Negli anni della Grande Depressione la malinconica Cecilia (Farrow) trova evasione dalla sua vita di privazioni (un lavoro in lavanderia e un marito disoccupato e ubriacone) passando pomeriggi interi in un cinema, dove proiettano senza sosta il feuilletton La rosa purpurea del Cairo. Accade che il bel protagonista del “film nel film” (Daniels), colpito dall’assidua presenza della sognante Cecilia e stanco della monotonia del suo ruolo, abbandoni lo schermo per vivere maldestramente con lei una tenera e ironica storia d’amore. Film intelligente, delizioso, malinconico e divertito che solo Woody Allen poteva rendere con tanta grazia e ironia.

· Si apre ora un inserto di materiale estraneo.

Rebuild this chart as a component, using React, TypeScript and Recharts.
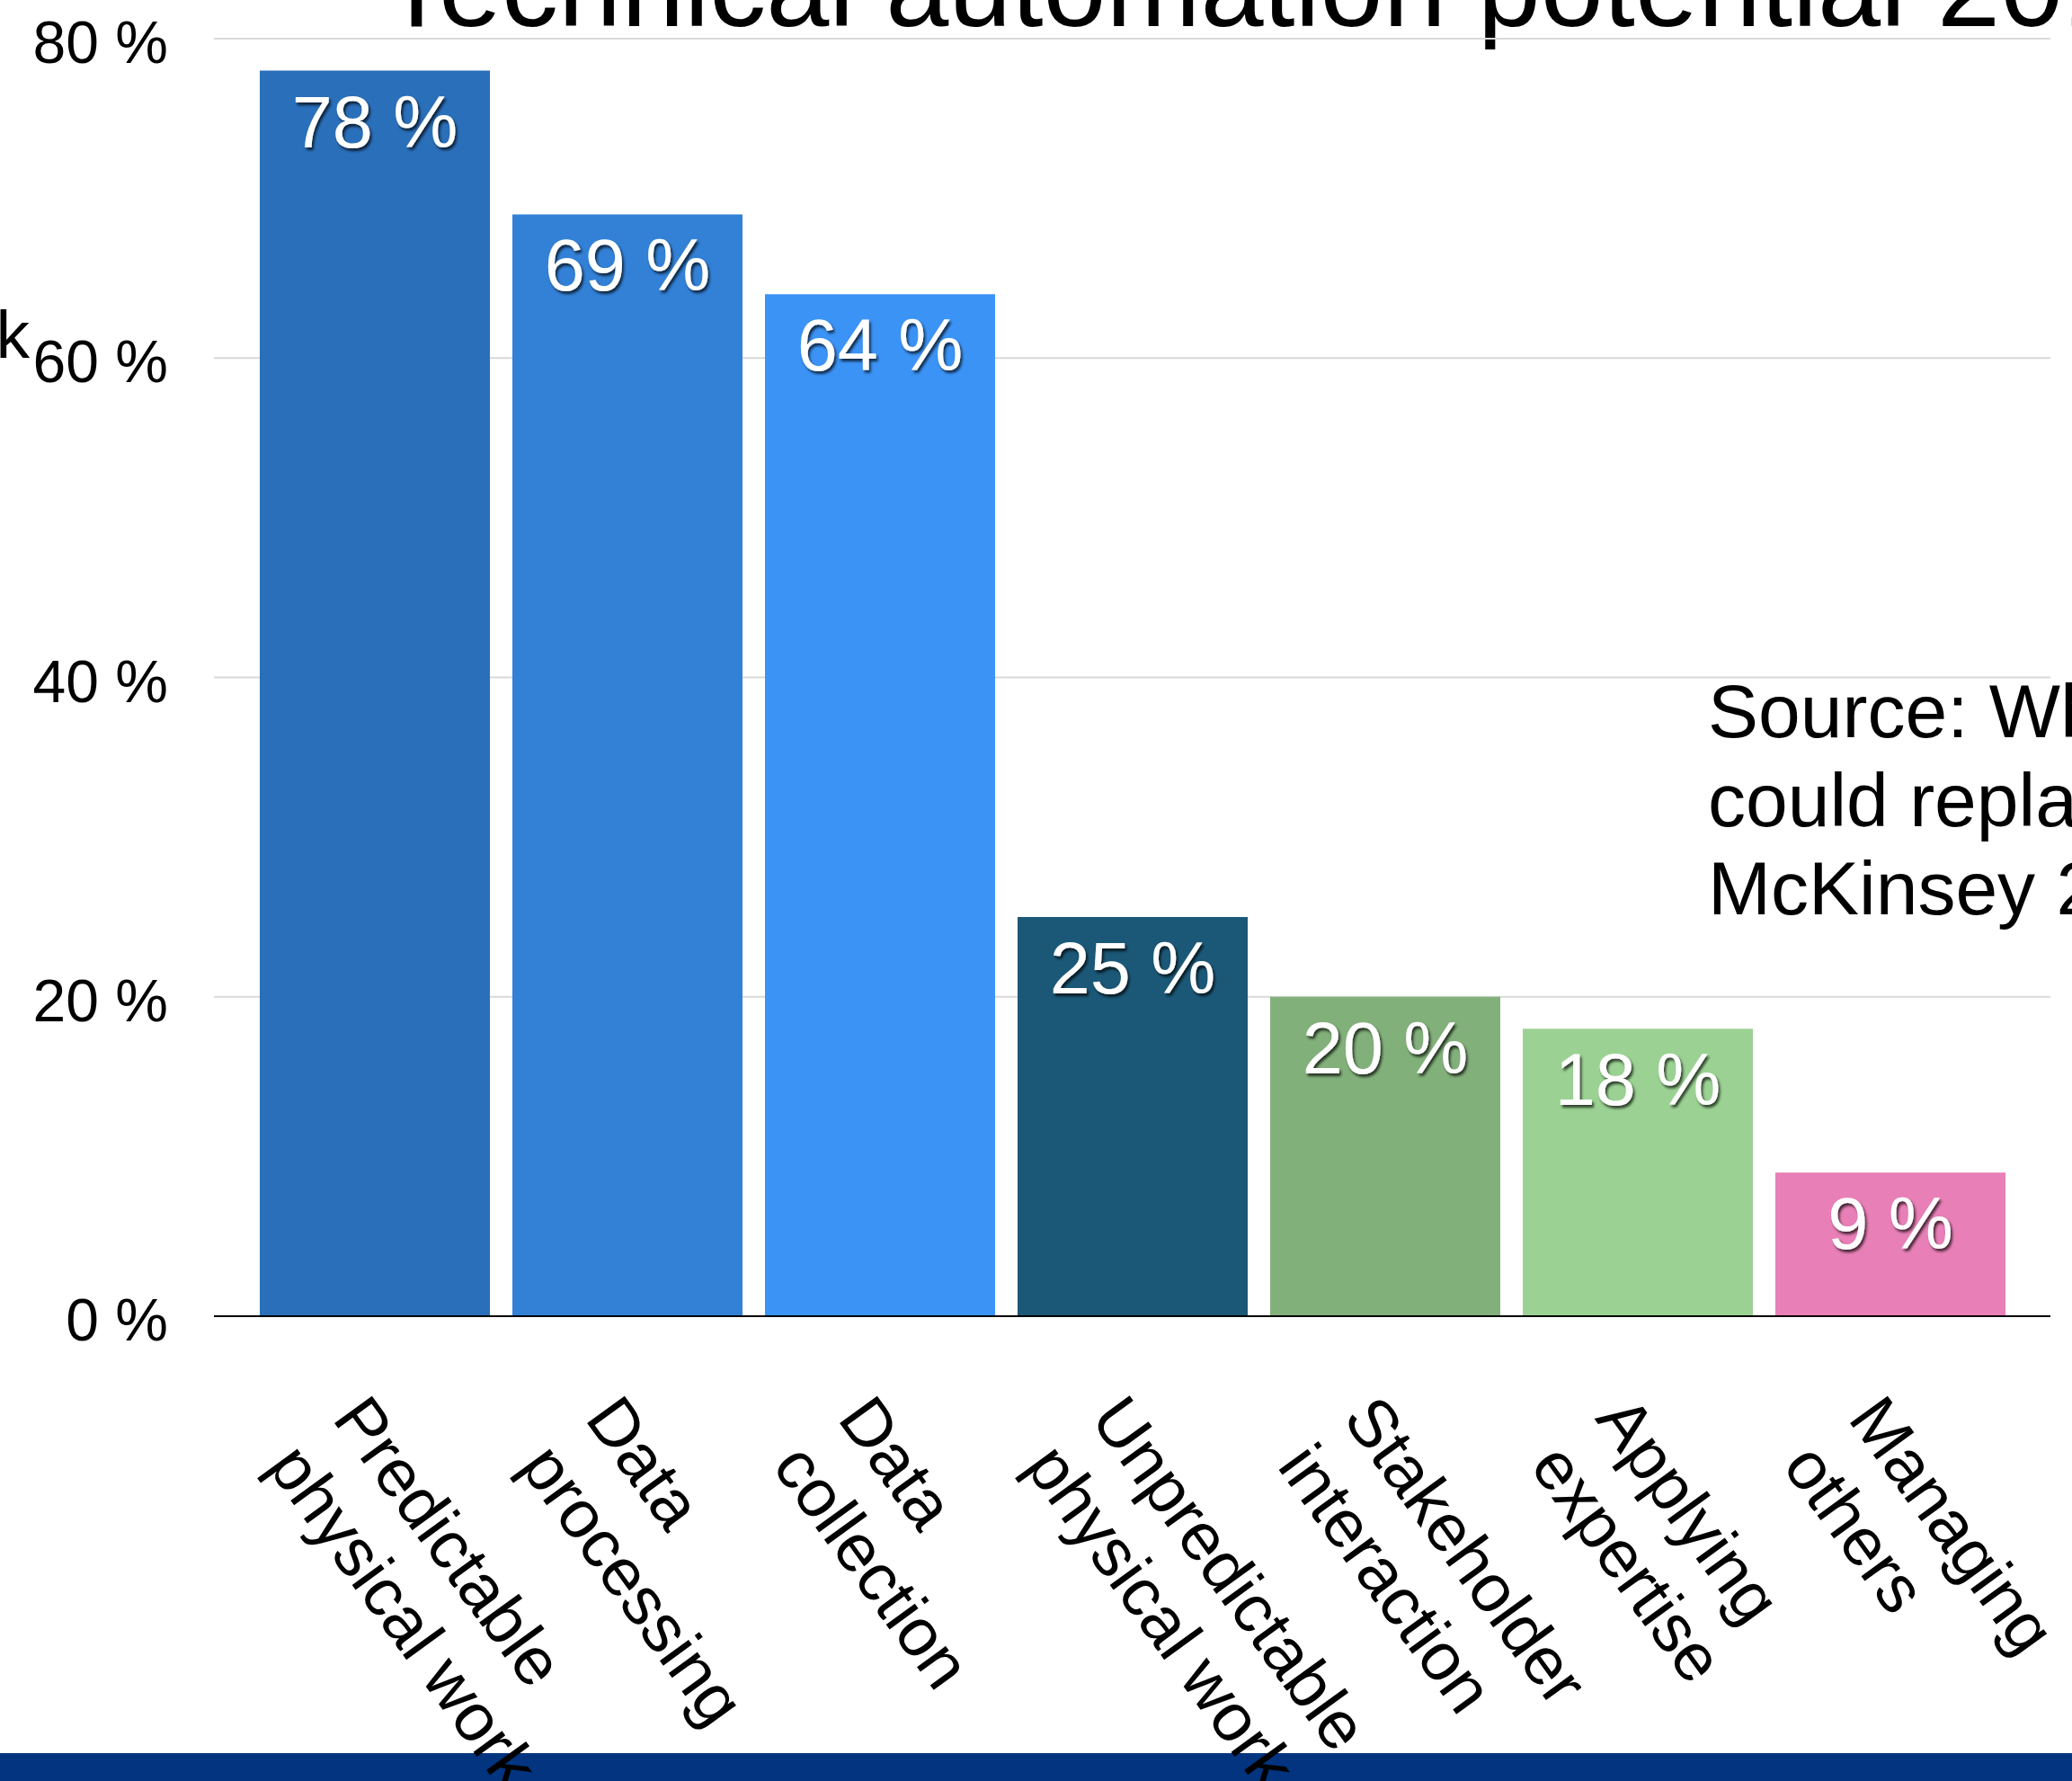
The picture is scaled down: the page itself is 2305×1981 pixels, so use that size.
import React from 'react';
import { BarChart, Bar, XAxis, YAxis, CartesianGrid, Cell, LabelList } from 'recharts';

const categoryLines = [
  ['Predictable', 'physical work'],
  ['Data', 'processing'],
  ['Data', 'collection'],
  ['Unpredictable', 'physical work'],
  ['Stakeholder', 'interaction'],
  ['Applying', 'expertise'],
  ['Managing', 'others'],
];
const values = [78, 69, 64, 25, 20, 18, 9];
const yTicks = [0, 20, 40, 60, 80];

const barColors = ['#2a6fba', '#3281d7', '#3b93f6', '#1b5877', '#82b07a', '#9bd293', '#e87fb6'];

const W = 2305;
const H = 1981;
const FONT = '"Liberation Sans", Arial, Helvetica, sans-serif';

const data = categoryLines.map((lines, i) => ({ name: lines.join(' '), value: values[i] }));
const linesByName = new Map(data.map((d, i) => [d.name, categoryLines[i]]));

function CategoryTick({ x, y, payload }: any) {
  const lines = linesByName.get(payload.value) || [payload.value];
  return (
    <g transform={`translate(${x - 48},${y + 114}) rotate(54)`}>
      <text fontFamily={FONT} fontSize={75} fill="#000">
        {lines.map((l: string, i: number) => (
          <tspan key={i} x={0} dy={i === 0 ? 0 : 90}>
            {l}
          </tspan>
        ))}
      </text>
    </g>
  );
}

function PercentTick({ x, y, payload }: any) {
  return (
    <text x={x} y={y + 27} textAnchor="end" fontFamily={FONT} fontSize={66} fill="#000">
      {payload.value} %
    </text>
  );
}

function ValueLabel({ x, y, width, value }: any) {
  return (
    <text
      x={x + width / 2}
      y={y + 85}
      textAnchor="middle"
      fontFamily={FONT}
      fontSize={81}
      fill="#fff"
      filter="url(#labelShadow)"
    >
      {value} %
    </text>
  );
}

export default function App() {
  return (
    <div style={{ position: 'absolute', left: 0, top: 0, width: W, height: H, overflow: 'hidden', background: '#fff' }}>
      {/* slide decoration under the chart */}
      <svg width={W} height={H} style={{ position: 'absolute', left: 0, top: 0 }}>
        <defs>
          <filter id="labelShadow" x="-20%" y="-20%" width="140%" height="160%">
            <feDropShadow dx="2" dy="3" stdDeviation="1.6" floodColor="#000" floodOpacity="0.7" />
          </filter>
        </defs>
        <rect x={0} y={1950} width={W} height={31} fill="#02347f" />
        <text x={425} y={29} fontFamily={FONT} fontSize={126} fill="#000">
          Technical automation potential 2016
        </text>
        <text x={33} y={398} textAnchor="end" fontFamily={FONT} fontSize={75} fill="#000">
          k
        </text>
        <text fontFamily={FONT} fontSize={84} fill="#000">
          <tspan x={1900} y={820}>Source: Where machines</tspan>
          <tspan x={1900} y={919}>could replace humans</tspan>
          <tspan x={1900} y={1017}>McKinsey 2016</tspan>
        </text>
      </svg>

      <div style={{ position: 'absolute', left: 0, top: 0 }}>
        <BarChart width={W} height={H} data={data} margin={{ top: 43, right: 24, bottom: 0, left: 0 }}>
          <CartesianGrid vertical={false} stroke="#d9d9d9" strokeWidth={2} />
          <XAxis
            dataKey="name"
            height={517}
            interval={0}
            padding={{ left: 38, right: 38 }}
            axisLine={{ stroke: '#000', strokeWidth: 2 }}
            tickLine={false}
            tickSize={0}
            tickMargin={0}
            tick={<CategoryTick />}
          />
          <YAxis
            width={238}
            domain={[0, 80]}
            ticks={yTicks}
            axisLine={false}
            tickLine={false}
            tickSize={0}
            tickMargin={51}
            tick={<PercentTick />}
          />
          <Bar dataKey="value" barSize={256} isAnimationActive={false}>
            {data.map((d, i) => (
              <Cell key={d.name} fill={barColors[i]} />
            ))}
            <LabelList dataKey="value" content={<ValueLabel />} />
          </Bar>
        </BarChart>
      </div>
    </div>
  );
}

Chicago, anni Trenta. Un giornalista sta per sposarsi e per ritirarsi dal mestiere, ma un avvenimento di grande richiamo richiederebbe di nuovo il suo intervento professionale: è scappato un condannato a morte, un anarchico a suo modo candido e idealista, del cui caso il protagonista si è a suo tempo interessato. Il terribile direttore del giornale inventa trucchi di ogni genere per convincere il giornalista a riprendere il suo posto: quando finalmente quest’ultimo si farà persuadere, renderà pubbliche tutte le losche manovre elettorali che stanno alla base della vicenda. Impagabile l’accoppiata Lemmon-Matthau nella terza edizione di un famoso soggetto tratto da una commedia di Charles MacArthur e Ben Echt, già usato per The Front Page di Milestone, mai giunto in Italia, e per La signora del venerdì di Hawks (in quest’ultimo caso, il ruolo principale era sostenuto da una donna, la bravissima Rosalind Russell).